Henry candidly admitted he’d turned to Dalglish during a period of volatility after his takeover. Henry wanted a young coach such as Didier Deschamps or Andre Villas Boas (both also back in the reckoning for the job) to replace the beleaguered Roy Hodgson. At the time, neither were available and the FSG vision was immediately compromised.
So they turned to the ultimate Kop icon and Dalglish was asked to resume where he had left off in 1991, initially in a caretaker capacity while the search for a full-time appointment continued.
In his six months in temporary charge, Dalglish was an instant catalyst for improvement.
The arrival of Luis Suárez two weeks after his appointment helped, but other fundamental changes convinced the Americans to offer a three year deal. More varied training, assisted by Clarke’s arrival, a more attractive brand of football and personable management of players who adored their boss even if, privately, many of them wondered if the tactical nous would match the off-field charisma.
In his first six months, Dalglish won as many points as the top four. The numbers began to add up for Henry. Dalglish, he decided, could be trusted with the huge summer outlay that was so critical to restoring Liverpool’s position among the European elite. Jordan Henderson, Stewart Downing, Charlie Adam, José Enrique and Sebastián Coates arrived at a cost of more than £60 million, building on the £58 million already invested in a new strike force.
“We’ll be disappointed if we’re not in the top four,” said Henry, setting heightened expectations.
But the shape of the team was altered. Raul Meireles, voted the second best player of the 2010-11 season, was sold. Maxi Rodriguez and Dirk Kuyt, two of the best players in Dalglish’s first six months, were increasingly marginalised for the new arrivals.
Returning to the Champions League after one season was a target rather than a job condition. Had Liverpool still been in a fight for a top four place at Easter, Dalglish’s position would not have been subject to a review, but the league position was a growing concern after a sequence of home draws.
Then there was Suárez-gate. Dalglish influenced every miscalculation from the moment an inflammatory word was aimed at Patrice Evra.

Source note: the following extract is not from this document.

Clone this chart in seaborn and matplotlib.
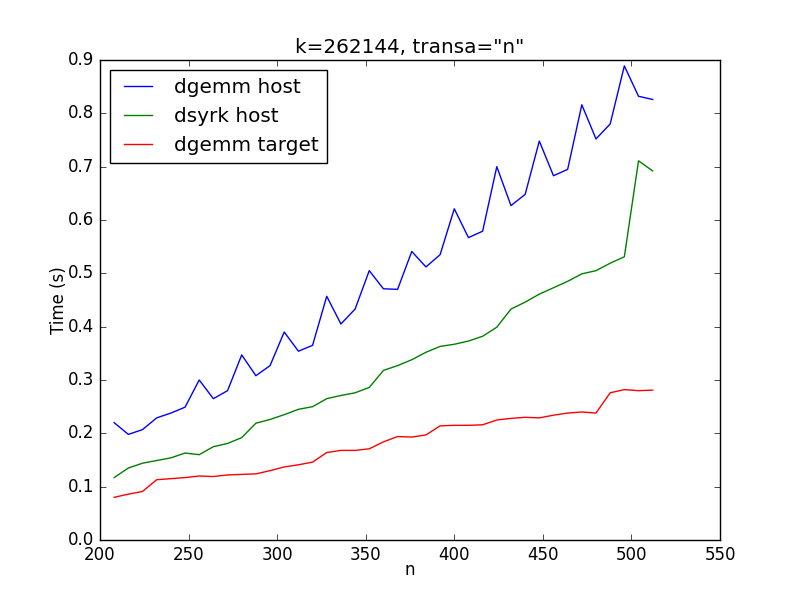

It seemed the Director of Football, Managing Director and, initially, even the owners, bowed down to the conspiratorial accusations against the Football Association and Manchester United. Wearing a 'Suárez’ T-shirt played out beautifully to those Liverpool supporters who relished a scrap but poorly to everyone else. Eventually, the saga ended with apologies and FSG intervening to take control of their own club.
When Comolli was dismissed before the FA Cup semi-final, the implications for Dalglish were clear. Although Comolli took the blame, Dalglish could not escape culpability. He won the Carling Cup and reached the FA Cup Final, but the league form deteriorated. Weekly hard luck stories made no impression on Henry and Werner.
When Dalglish was appointed the permanent Liverpool manager a year ago it was described by the Anfield board as 'a no-brainer’.
Despite the tributes, with Liverpool nearer the bottom three than top four despite a £120 million investment in the squad, Liverpool’s owners evidently feel his departure was a no-brainer too.